[Python-Dev] Re: More fun with Python shutdown

Tue Nov 11 12:47:42 EST 2003

At 12:25 PM 11/11/03 -0500, Jim Fulton wrote:
>Tim Peters wrote:
>>[Jim Fulton, on <http://www.python.org/sf/839548>]
>>
>>>...
>>>The theory is that it occurs when a cycle involving a class is broken
>>>by calling the tp_clear slot on a heap type.  I verified this by
>>>setting a gdb break point in Zope 3 and verifying that type_clear was
>>>called while a type still had a ref count much higher than 1.
>> From a purely theoretical point of view, the current behavior is
>>>wrong.
>>
>>It is, but a segfault is more than just pure theory <wink>.
>
>I don't know what your point is here.

It's a joke, laugh.  :)

>>>There is clearly an invariant that tp_mro is not None and
>>>type_clear violates this.  The fix (setting the mro to () in
>>>type_clear, is pretty straightforward.
>>
>>The invariant is that tp_mro is not NULL so long as anyone may reference it.
>>tp_clear believes that tp_mro will never be referenced again, but it's
>>demonstrably wrong in that belief.  The real bug lies there:  why is its
>>belief wrong?
>
>I thought that tp_clear was called to break cycles. Surely, if a class is
>in a cycle, there are references to it.
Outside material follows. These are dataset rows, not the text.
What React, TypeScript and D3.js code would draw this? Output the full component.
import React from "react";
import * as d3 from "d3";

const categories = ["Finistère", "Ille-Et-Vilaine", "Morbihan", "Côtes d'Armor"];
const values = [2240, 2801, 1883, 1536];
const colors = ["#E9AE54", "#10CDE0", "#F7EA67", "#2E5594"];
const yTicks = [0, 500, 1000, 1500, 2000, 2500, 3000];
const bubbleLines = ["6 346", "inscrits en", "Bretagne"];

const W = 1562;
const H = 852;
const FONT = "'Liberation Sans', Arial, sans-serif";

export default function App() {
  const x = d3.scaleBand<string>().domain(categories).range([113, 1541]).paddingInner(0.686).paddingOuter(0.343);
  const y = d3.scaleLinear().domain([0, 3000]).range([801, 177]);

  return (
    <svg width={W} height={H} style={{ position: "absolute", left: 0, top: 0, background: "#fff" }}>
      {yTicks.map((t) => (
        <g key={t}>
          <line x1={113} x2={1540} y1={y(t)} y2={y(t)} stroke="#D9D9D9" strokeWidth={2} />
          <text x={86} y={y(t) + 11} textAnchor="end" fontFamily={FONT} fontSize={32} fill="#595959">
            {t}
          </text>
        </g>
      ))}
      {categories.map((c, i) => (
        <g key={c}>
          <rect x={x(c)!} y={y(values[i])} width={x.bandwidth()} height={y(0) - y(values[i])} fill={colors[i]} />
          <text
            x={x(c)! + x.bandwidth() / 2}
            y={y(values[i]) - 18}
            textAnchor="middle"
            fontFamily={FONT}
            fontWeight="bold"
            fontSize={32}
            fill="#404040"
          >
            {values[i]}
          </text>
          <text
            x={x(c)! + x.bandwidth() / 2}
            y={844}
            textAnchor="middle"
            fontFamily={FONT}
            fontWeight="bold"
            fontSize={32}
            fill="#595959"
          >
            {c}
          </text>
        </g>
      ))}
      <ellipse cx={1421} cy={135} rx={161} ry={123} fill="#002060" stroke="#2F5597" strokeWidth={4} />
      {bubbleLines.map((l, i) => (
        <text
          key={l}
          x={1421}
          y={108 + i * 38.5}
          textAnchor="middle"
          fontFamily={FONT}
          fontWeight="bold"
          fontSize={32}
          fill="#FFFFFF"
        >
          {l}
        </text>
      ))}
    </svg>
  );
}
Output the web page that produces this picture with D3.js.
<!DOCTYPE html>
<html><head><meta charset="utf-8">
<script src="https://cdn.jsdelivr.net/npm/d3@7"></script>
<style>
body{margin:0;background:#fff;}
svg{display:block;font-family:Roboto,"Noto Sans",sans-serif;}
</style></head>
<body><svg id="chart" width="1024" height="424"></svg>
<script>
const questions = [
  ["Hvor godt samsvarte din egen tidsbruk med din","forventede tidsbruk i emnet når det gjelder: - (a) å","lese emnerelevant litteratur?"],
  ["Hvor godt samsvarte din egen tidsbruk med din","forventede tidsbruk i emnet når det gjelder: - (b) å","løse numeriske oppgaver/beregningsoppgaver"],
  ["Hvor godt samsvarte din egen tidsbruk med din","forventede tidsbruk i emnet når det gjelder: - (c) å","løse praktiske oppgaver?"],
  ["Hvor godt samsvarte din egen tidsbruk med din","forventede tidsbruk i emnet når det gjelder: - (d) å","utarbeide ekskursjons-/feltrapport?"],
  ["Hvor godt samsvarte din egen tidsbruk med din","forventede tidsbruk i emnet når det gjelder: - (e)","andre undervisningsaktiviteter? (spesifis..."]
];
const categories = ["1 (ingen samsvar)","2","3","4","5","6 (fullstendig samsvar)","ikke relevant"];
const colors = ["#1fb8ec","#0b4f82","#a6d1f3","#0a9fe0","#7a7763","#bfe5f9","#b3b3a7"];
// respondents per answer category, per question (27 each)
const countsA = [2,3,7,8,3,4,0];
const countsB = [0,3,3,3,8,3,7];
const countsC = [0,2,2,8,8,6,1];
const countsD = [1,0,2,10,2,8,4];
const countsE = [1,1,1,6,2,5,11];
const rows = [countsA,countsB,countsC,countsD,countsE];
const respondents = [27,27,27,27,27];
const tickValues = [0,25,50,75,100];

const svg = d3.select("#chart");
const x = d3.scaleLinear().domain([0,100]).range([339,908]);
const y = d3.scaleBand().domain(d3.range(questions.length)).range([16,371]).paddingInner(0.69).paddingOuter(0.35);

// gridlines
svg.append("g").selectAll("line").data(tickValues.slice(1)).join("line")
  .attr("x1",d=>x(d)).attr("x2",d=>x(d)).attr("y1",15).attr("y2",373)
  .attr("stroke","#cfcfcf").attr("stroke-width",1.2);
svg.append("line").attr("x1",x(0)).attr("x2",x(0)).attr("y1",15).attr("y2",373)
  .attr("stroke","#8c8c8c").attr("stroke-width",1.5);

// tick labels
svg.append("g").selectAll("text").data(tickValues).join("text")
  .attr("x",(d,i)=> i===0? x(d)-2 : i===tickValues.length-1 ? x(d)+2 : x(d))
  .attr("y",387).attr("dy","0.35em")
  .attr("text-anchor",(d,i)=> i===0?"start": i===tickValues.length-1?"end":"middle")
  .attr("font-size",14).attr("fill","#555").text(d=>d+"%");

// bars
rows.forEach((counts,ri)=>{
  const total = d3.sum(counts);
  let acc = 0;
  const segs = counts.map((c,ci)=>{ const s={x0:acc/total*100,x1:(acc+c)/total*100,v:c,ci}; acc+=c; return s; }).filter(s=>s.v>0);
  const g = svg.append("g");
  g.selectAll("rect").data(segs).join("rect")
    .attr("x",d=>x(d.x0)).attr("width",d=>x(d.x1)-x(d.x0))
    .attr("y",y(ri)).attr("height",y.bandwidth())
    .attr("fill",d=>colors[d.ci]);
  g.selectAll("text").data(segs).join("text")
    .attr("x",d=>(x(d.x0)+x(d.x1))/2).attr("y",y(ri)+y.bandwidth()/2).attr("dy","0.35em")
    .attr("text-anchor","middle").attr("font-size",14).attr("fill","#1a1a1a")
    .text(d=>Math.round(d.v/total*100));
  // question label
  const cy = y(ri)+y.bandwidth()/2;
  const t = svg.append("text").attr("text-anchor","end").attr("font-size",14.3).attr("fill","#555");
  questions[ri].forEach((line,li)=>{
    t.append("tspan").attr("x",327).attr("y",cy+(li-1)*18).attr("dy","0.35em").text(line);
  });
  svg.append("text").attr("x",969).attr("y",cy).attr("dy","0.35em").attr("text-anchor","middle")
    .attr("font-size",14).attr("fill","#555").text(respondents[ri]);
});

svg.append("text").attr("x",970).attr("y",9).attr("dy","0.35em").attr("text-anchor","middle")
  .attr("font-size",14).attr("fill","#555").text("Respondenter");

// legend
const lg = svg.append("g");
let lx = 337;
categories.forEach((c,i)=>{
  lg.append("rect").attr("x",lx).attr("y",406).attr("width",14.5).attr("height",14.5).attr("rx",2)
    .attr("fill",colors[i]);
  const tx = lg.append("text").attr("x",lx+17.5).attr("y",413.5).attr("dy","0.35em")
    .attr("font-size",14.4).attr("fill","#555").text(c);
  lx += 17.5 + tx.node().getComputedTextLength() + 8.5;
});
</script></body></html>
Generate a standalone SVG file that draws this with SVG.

Why would one assume that none
>of these references are instances?

Actually, the funny thing here is that it's unlikely that the cycle a type 
is in involves its base classes.  The only way I know of in pure Python to 
have such a cycle is to set an attribute of the base class to refer to the 
subclass, which means that clearing each type's dictionary (and other 
metaclass-defined slots, if any) should be sufficient to break the cycle, 
without touching tp_mro.

>>You patched it so that tp_mro doesn't become NULL, thus avoiding the
>>immediate segfault, but until we understand *why* the invariant got
>>violated, it's unclear that the patch is "a fix".  Code is still accessing
>>the MRO after tp_clear is called, but now instead of a segfault it's going
>>to see an empty MRO.  That's also (and clearly so, at least to me)
>>incorrect:  code that tries to access a class's MRO should see the MRO the
>>programmer intended, and no sane class has an empty tuple for its MRO.  So I
>>think the "tp_mro <- ()" patch exchanges gross breakage for subtler
>>breakage.
>
>Surely, the original intent is top break something. ;)
>I'd much rather get an attribute error than a segfault or an
>equally fatal C assertion error.

What's baffling me is what code is accessing the class after tp_clear is 
called.  It can't be a __del__ method, or the cycle collector wouldn't be 
calling tp_clear, right?  Or does it run __del__ methods during shutdown?